***** Information supplied *****
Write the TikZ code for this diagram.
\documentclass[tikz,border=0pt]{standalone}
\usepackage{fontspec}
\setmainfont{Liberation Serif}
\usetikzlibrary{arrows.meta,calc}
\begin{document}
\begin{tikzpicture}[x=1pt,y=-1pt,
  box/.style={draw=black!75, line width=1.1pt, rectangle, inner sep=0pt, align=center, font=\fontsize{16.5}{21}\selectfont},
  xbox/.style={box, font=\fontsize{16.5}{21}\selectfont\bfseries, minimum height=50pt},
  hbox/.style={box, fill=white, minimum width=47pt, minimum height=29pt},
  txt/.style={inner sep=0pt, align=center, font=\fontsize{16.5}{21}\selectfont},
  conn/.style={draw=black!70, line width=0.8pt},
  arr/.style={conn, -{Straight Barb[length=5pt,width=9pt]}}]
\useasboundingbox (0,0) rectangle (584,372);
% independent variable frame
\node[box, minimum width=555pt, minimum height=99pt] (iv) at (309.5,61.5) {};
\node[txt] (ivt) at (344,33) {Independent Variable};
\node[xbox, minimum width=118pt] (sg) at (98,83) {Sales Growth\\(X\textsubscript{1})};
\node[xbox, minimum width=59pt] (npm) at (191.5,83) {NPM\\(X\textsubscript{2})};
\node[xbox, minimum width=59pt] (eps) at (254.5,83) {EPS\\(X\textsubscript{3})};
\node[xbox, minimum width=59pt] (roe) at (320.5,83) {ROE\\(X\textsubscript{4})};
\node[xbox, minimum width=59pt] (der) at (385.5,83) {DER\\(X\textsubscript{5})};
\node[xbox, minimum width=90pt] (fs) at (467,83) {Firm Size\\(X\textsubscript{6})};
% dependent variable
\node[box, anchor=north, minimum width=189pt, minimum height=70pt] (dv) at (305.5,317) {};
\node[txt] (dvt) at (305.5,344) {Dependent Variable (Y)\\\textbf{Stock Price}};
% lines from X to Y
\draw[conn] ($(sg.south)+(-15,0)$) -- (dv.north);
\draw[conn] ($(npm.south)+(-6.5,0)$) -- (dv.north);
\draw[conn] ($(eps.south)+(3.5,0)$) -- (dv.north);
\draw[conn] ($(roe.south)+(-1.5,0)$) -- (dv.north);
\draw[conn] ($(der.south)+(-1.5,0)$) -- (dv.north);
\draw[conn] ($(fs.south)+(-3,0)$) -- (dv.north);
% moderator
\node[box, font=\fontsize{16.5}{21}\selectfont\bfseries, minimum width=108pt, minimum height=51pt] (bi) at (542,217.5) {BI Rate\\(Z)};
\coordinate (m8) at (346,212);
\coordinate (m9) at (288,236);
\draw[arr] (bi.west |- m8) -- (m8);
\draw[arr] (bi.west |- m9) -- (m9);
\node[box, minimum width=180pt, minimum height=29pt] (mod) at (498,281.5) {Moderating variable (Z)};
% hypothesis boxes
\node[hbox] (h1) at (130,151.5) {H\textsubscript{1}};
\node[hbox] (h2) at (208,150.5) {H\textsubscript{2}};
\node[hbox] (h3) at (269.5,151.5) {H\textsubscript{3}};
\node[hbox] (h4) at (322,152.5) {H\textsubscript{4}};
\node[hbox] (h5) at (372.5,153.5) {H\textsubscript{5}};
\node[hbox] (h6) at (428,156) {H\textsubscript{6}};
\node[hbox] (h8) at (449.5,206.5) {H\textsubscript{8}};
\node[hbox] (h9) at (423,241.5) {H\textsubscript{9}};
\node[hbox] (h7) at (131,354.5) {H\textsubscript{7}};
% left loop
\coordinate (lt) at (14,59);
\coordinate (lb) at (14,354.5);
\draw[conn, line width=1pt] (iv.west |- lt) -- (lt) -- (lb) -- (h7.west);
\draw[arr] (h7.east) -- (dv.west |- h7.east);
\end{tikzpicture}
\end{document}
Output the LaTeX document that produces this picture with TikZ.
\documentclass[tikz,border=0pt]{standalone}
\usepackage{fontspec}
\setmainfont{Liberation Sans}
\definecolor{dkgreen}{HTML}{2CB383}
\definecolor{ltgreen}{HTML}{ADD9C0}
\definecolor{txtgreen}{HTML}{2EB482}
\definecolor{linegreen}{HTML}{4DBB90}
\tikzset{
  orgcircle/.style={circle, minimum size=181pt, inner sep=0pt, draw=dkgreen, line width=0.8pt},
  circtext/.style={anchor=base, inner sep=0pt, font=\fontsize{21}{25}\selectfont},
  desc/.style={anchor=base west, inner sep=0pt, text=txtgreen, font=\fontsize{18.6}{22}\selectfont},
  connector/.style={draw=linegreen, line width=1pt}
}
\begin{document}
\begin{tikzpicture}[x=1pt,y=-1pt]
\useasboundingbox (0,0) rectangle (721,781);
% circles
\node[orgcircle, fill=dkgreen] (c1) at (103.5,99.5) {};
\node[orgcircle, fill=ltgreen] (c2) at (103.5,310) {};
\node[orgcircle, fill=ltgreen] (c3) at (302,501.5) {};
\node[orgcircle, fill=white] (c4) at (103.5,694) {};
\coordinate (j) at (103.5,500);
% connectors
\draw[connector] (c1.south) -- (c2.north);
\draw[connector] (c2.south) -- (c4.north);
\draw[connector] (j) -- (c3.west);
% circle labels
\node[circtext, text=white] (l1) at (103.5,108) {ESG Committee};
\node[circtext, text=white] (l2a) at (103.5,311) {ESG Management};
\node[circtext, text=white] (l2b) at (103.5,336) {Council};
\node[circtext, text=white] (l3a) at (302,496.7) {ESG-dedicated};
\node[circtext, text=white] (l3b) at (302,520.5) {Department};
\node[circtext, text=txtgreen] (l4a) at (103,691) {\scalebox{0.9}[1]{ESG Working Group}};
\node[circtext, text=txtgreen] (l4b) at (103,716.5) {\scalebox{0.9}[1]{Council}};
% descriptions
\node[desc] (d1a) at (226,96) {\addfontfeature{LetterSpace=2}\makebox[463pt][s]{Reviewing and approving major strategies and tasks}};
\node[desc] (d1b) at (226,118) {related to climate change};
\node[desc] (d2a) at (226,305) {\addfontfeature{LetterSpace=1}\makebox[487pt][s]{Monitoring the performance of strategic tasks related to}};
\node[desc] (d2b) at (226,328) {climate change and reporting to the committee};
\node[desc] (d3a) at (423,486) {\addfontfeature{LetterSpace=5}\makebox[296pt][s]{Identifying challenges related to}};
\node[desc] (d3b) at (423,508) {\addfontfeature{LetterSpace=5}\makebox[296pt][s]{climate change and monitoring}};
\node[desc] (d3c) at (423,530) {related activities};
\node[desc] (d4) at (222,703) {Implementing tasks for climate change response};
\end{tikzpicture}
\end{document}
*****
***** Information supplied *****
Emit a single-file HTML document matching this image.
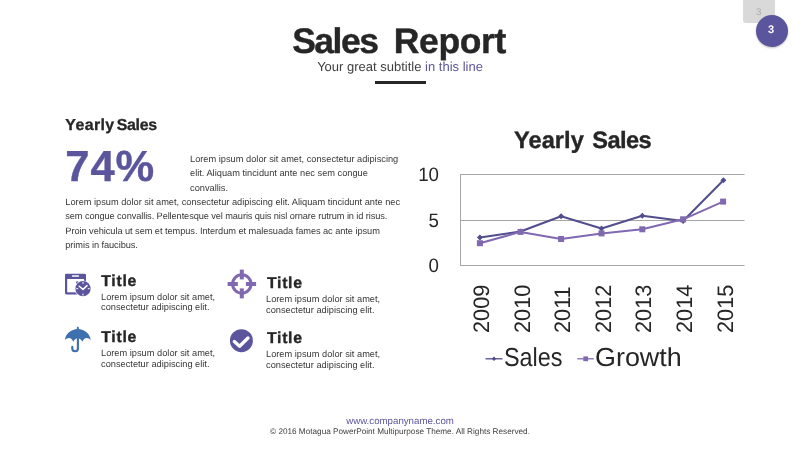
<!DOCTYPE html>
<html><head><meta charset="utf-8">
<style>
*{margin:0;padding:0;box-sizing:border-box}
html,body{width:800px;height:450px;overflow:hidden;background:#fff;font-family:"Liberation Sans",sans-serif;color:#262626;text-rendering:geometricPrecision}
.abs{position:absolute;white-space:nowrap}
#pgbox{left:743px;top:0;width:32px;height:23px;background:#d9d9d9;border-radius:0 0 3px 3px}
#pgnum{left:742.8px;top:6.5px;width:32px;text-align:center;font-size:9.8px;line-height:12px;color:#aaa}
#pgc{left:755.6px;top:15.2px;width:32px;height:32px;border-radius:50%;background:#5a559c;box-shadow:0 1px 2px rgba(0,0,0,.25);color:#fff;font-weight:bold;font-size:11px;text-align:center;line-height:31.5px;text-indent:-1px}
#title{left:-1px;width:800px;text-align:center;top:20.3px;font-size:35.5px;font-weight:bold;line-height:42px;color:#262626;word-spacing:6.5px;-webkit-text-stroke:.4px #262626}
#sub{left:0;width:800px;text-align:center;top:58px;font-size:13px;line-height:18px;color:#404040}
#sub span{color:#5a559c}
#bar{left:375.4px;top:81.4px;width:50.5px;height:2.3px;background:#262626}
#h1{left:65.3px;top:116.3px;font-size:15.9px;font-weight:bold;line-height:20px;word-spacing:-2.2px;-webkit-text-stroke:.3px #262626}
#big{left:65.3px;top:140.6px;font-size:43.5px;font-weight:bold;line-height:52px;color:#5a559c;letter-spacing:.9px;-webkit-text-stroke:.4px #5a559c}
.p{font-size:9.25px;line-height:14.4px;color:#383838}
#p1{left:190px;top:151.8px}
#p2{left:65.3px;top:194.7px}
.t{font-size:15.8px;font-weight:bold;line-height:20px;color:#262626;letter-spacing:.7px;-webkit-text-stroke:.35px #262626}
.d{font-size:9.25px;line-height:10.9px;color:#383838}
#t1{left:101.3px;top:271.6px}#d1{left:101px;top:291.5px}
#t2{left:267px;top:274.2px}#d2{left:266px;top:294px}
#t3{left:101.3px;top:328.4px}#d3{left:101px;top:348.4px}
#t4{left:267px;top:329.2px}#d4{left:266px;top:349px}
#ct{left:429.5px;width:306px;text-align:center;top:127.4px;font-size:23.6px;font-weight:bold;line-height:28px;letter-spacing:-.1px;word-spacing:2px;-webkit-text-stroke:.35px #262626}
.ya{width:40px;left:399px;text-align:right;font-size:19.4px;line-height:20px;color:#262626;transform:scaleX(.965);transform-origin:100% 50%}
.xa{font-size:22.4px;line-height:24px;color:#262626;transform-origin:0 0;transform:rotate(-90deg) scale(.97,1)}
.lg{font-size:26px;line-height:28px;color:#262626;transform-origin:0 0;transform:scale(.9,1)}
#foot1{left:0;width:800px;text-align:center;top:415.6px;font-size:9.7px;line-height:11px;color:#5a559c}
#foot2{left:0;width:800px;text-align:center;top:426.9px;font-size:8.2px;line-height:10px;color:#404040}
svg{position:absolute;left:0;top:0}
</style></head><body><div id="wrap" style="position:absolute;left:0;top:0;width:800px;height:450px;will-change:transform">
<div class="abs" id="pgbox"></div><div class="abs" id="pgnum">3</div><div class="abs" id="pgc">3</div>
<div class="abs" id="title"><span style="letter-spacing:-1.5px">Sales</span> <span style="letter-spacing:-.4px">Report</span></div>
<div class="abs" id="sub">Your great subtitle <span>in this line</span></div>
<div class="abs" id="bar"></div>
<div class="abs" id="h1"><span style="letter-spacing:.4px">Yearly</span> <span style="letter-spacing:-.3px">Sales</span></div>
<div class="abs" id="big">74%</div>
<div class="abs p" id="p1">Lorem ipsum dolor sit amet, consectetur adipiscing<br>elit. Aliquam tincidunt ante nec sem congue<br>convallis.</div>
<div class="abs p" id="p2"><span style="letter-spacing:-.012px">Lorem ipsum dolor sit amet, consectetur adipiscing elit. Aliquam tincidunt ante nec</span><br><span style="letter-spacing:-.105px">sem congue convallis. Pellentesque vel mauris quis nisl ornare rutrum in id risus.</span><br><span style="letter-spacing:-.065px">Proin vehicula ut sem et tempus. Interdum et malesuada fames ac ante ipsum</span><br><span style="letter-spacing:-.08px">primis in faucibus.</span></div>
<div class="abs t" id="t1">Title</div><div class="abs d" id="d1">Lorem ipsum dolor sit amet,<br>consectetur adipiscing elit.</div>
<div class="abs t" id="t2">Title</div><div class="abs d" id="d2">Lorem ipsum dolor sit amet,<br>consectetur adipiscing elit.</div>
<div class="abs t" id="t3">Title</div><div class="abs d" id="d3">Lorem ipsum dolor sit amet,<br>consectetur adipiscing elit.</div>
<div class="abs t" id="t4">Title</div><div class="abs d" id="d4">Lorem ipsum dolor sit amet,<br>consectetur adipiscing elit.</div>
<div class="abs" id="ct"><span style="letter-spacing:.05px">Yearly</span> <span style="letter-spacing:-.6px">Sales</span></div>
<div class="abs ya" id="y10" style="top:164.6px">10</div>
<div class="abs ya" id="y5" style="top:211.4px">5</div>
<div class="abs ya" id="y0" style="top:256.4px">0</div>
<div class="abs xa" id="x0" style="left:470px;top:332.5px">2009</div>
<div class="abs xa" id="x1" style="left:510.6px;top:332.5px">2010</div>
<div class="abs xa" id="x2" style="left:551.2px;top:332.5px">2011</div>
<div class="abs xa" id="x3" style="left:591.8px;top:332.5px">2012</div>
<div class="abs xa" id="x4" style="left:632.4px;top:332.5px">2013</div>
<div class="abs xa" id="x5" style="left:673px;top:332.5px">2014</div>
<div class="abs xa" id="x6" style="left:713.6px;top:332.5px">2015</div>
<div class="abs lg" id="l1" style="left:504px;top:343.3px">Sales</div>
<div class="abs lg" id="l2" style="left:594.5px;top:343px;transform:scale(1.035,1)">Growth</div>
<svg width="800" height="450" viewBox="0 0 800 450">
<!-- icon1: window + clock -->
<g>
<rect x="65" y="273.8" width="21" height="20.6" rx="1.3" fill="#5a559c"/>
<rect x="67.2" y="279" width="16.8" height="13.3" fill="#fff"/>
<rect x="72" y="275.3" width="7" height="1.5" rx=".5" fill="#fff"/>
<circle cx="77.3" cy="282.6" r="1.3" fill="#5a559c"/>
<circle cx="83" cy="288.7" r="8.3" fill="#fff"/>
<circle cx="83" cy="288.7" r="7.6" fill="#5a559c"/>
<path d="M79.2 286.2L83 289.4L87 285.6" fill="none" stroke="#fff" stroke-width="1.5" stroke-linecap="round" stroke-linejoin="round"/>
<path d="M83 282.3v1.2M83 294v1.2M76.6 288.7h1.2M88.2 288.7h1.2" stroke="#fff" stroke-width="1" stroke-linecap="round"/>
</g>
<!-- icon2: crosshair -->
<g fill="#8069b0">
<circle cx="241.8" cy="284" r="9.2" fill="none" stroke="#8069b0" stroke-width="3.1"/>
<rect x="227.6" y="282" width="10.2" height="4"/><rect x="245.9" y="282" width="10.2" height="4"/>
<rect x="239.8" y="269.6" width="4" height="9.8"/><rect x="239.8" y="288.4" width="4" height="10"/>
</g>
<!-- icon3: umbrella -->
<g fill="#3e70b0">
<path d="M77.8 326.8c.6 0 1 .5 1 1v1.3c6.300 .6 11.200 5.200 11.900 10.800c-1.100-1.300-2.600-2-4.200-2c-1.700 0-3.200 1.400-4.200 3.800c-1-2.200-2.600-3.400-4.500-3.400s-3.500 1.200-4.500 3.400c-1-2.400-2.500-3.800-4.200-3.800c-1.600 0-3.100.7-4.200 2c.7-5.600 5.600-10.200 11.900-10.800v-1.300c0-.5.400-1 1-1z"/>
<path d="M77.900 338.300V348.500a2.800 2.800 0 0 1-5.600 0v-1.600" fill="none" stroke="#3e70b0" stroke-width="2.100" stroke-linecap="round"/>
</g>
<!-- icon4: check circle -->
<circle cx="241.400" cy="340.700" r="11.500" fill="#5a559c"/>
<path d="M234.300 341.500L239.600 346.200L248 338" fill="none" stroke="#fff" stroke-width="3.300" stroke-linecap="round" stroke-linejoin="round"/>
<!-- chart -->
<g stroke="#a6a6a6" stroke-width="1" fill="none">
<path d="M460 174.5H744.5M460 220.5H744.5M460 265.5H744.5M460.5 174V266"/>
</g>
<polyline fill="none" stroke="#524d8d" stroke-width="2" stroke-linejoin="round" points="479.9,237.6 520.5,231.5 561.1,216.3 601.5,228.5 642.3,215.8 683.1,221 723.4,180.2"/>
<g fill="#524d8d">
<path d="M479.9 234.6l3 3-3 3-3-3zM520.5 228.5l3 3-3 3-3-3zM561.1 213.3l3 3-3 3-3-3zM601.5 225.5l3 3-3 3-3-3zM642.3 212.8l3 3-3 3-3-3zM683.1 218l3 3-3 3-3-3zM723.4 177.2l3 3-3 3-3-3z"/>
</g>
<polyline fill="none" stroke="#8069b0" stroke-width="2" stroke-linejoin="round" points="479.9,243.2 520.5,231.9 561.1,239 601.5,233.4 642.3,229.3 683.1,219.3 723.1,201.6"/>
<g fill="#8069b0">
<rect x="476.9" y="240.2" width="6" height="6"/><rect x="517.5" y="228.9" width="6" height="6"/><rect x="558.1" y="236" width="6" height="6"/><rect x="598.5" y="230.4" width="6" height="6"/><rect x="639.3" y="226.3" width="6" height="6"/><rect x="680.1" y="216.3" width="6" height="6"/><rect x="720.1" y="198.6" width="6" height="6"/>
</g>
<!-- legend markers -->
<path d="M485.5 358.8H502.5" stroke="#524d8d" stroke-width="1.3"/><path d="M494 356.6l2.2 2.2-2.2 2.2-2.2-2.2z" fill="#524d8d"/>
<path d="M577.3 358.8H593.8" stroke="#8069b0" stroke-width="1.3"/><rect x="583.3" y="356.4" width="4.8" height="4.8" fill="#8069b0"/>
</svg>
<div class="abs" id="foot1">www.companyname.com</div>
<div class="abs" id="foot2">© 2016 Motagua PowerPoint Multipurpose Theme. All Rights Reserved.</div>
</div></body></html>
*****
The answer is one number: how many lines of the material above contain "this".

:: Solution to the problem ::
4